The Animation、The Naturalと続いてきたARIAの最終章「The Origination」では、前2作の両方で見られた心地良さと心温まるストーリーと雰囲気を維持しつつ、これまでのARIAとは大きく異なる一面を見せてくれます。
主要なキャラクター(特に水の三大妖精)が今に至るルーツとなった出来事、そして、キャラクターの大きな成長です。
前2作と異なり、The Originationでは「終わり」に近づくにつれて、どんどん物語が盛り上がりを見せていき、キャラクターも顕著な成長を見せます。ARIAシリーズ通して主人公たちが目標としてきたことに近づいていくわけです。
また、各話のエピソードも感情的に惹きつけられるものが多く、流れるように進んでいきます。これまで何度も見てきたキャラクターたちですが、The Originationで語られるエピソードは彼女らを新鮮に見せてくれるため、とても見やすいです。もちろん、SDキャラ化するコメディ的な面白シーンもなくなっていませんのでご安心を。
重要なのは自然な流れの中で起こっているということです。何か突発的に悲劇や困難に立ち向かうというような展開ではありません。シリーズ全体の流れをしっかりと汲んでいます。

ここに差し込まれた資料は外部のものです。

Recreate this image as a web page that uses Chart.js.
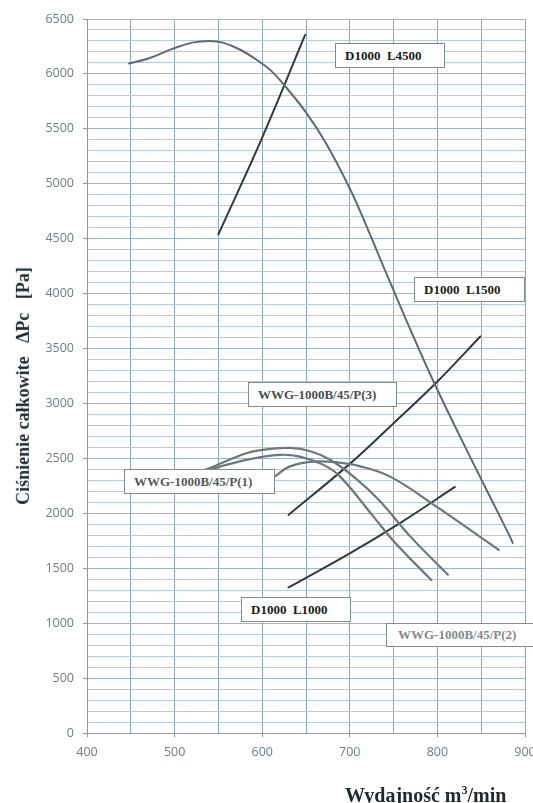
<!DOCTYPE html>
<html>
<head>
<meta charset="utf-8">
<script src="https://cdn.jsdelivr.net/npm/chart.js@4.4.1/dist/chart.umd.min.js"></script>
<style>
  html, body { margin: 0; padding: 0; background: #ffffff; }
  #wrap { position: relative; width: 533px; height: 803px; overflow: hidden; background: #fff; }
  #c { position: absolute; left: 0; top: 0; }
  .box { position: absolute; box-sizing: border-box; background: #fff; border: 1.5px solid #7f8c91;
         font-family: "Liberation Serif", "Times New Roman", serif; font-weight: bold; font-size: 13px;
         white-space: pre; display: flex; align-items: center; padding-left: 9px; }
  .ytitle { position: absolute; font-family: "Liberation Serif", "Times New Roman", serif; font-weight: bold;
            font-size: 18px; white-space: pre; color: #1e2a2e; line-height: 1;
            transform-origin: center center; }
  .xtitle { position: absolute; font-family: "Liberation Serif", "Times New Roman", serif; font-weight: bold;
            font-size: 20px; white-space: pre; color: #1e2a2e; line-height: 1; }
  .xtitle sup { font-size: 12px; vertical-align: 8px; line-height: 0; }
</style>
</head>
<body>
<div id="wrap">
  <canvas id="c" width="545" height="803"></canvas>
  <div class="box" style="left:335px;top:43px;width:110px;height:25px;color:#1a1a1a;">D1000  L4500</div>
  <div class="box" style="left:414px;top:277px;width:111px;height:25px;color:#1a1a1a;">D1000  L1500</div>
  <div class="box" style="left:248px;top:382px;width:149px;height:25px;color:#4a4f52;">WWG-1000B/45/P(3)</div>
  <div class="box" style="left:124px;top:469px;width:151px;height:25px;color:#55595c;">WWG-1000B/45/P(1)</div>
  <div class="box" style="left:241px;top:597px;width:110px;height:25px;color:#1a1a1a;">D1000  L1000</div>
  <div class="box" style="left:386px;top:623px;width:160px;height:24px;color:#85898c;padding-left:11px;">WWG-1000B/45/P(2)</div>
  <div class="ytitle" id="yt">Ciśnienie całkowite   ΔPc   [Pa]</div>
  <div class="xtitle" style="left:345px;top:785px;">Wydajność m<sup>3</sup>/min</div>
</div>
<script>
// ---- data ----
const xTickLabels = [400, 500, 600, 700, 800, 900];
const yTickLabels = [0, 500, 1000, 1500, 2000, 2500, 3000, 3500, 4000, 4500, 5000, 5500, 6000, 6500];

// large fan curve
const fanMainQ = [448, 470, 498, 520, 540, 555, 575, 597, 610, 626, 650, 673, 700, 720, 740, 770, 797, 840, 883, 886];
const fanMainP = [6095, 6140, 6230, 6285, 6300, 6285, 6220, 6110, 6030, 5890, 5650, 5367, 4957, 4597, 4217, 3656, 3175, 2470, 1785, 1730];

// WWG-1000B/45 fan curves
const wwgAQ = [515, 541, 582, 605, 632, 655, 677, 705, 734, 769, 812];
const wwgAP = [2340, 2415, 2547, 2582, 2595, 2565, 2490, 2330, 2115, 1790, 1440];
const wwgBQ = [515, 541, 582, 620, 643, 670, 689, 727, 753, 793];
const wwgBP = [2330, 2400, 2486, 2532, 2516, 2441, 2334, 1970, 1720, 1393];
const wwgCQ = [600, 614, 631, 658, 688, 711, 746, 799, 870];
const wwgCP = [2270, 2334, 2425, 2471, 2461, 2430, 2334, 2061, 1667];

// duct system curves
const sysL4500Q = [550, 600, 649];
const sysL4500P = [4540, 5420, 6355];
const sysL1500Q = [630, 700, 750, 800, 849];
const sysL1500P = [1985, 2450, 2820, 3200, 3610];
const sysL1000Q = [630, 700, 760, 820];
const sysL1000P = [1325, 1635, 1925, 2240];

function pts(q, p) { return q.map((v, i) => ({ x: v, y: p[i] })); }

const fanColor = '#5d6c72';
const wwgColor = '#6b777b';
const sysColor = '#303b40';

function ds(q, p, color, width) {
  return { data: pts(q, p), borderColor: color, borderWidth: width, pointRadius: 0,
           fill: false, tension: 0.4, borderCapStyle: 'round', borderJoinStyle: 'round' };
}

new Chart(document.getElementById('c'), {
  type: 'line',
  data: {
    datasets: [
      ds(fanMainQ, fanMainP, fanColor, 2),
      ds(wwgAQ, wwgAP, wwgColor, 2.2),
      ds(wwgBQ, wwgBP, wwgColor, 2.2),
      ds(wwgCQ, wwgCP, wwgColor, 2.2),
      ds(sysL4500Q, sysL4500P, sysColor, 2),
      ds(sysL1500Q, sysL1500P, sysColor, 2),
      ds(sysL1000Q, sysL1000P, sysColor, 2)
    ]
  },
  options: {
    responsive: false,
    animation: false,
    devicePixelRatio: 1,
    layout: { padding: { left: 0, top: 19, right: 20, bottom: 40 } },
    plugins: { legend: { display: false }, tooltip: { enabled: false } },
    scales: {
      x: {
        type: 'linear', min: 400, max: 900,
        afterFit: s => { s.height = 30; },
        afterBuildTicks: s => { const t = []; for (let v = 400; v <= 900; v += 50) t.push({ value: v }); s.ticks = t; },
        ticks: {
          autoSkip: false, maxRotation: 0, padding: 8,
          callback: v => xTickLabels.includes(v) ? String(v) : '',
          color: '#6f7d85', font: { family: 'Open Sans', size: 12.5 }
        },
        grid: {
          color: '#8fabbb', lineWidth: 1, tickLength: 4,
          tickColor: c => (c.tick && c.tick.value % 100 === 0) ? '#8a9aa2' : 'rgba(0,0,0,0)'
        },
        border: { color: '#8a9aa2', width: 1 }
      },
      y: {
        type: 'linear', min: 0, max: 6500,
        afterFit: s => { s.width = 87; },
        afterBuildTicks: s => { const t = []; for (let v = 0; v <= 6500; v += 100) t.push({ value: v }); s.ticks = t; },
        ticks: {
          autoSkip: false, padding: 9,
          callback: v => yTickLabels.includes(v) ? String(v) : '',
          color: '#6f7d85', font: { family: 'Open Sans', size: 12.5 }
        },
        grid: {
          color: c => (c.tick && c.tick.value % 500 === 0) ? '#9bb8ca' : '#b4cddc',
          lineWidth: 1, tickLength: 4,
          tickColor: c => (c.tick && c.tick.value % 500 === 0) ? '#8a9aa2' : 'rgba(0,0,0,0)'
        },
        border: { color: '#8a9aa2', width: 1 }
      }
    }
  }
});

// position rotated y-axis title (centre at x=23, y=386)
const yt = document.getElementById('yt');
const w = yt.offsetWidth, h = yt.offsetHeight;
yt.style.left = (23 - w / 2) + 'px';
yt.style.top = (386 - h / 2) + 'px';
yt.style.transform = 'rotate(-90deg)';
</script>
</body>
</html>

The Originationだけ見てもだめで、合計4クールの最終章としてあるからこそ素晴らしく感じるのでしょう。各キャラクターをよく知っているからこその感動や喜びがあります。
ARIA The Animationのレビューで、ARIAは単なる癒し系アニメではないという風に書きましたが、それを最も感じられるのが本作でしょう。
こういった素晴らしいストーリーに加え、The Originationでは誰が見てもわかるくらい映像のクオリティがアップしています。
キャラクターデザインはそのままに、キャラクターの魅力もネオ・ヴェネツィアの魅力も数倍増しています。
相変わらずキャラクターとそれを演じる声優陣の演技には文句のつけようがありません。ここまで登場人物ほぼ全員が、嫌味の全くない愛すべきキャラクターなのはとても珍しい。本当に良く性格付けと心情描写が行われています。
たった1つ気になったことはエンディングテーマです。
できればROUND TABLE feat. Ninoの曲にしてほしかったです。
原作の天野こずえさんはもちろんですが、佐藤順一監督、ハルフィルムメーカー及び制作スタッフ、キャストの方々は、ARIAシリーズで本当に素晴らしい仕事をしました。
あらゆるディレクションが正しかったのではないかと思います。
前二作の良さとARIAに必要なものを全て引き継いだまま、より感情移入できるプロットによってシリーズの幕をとても綺麗に下ろすことができています。
こんなにも楽しく、癒され、心温まる、美しい作品を作ってくれたことに感謝です。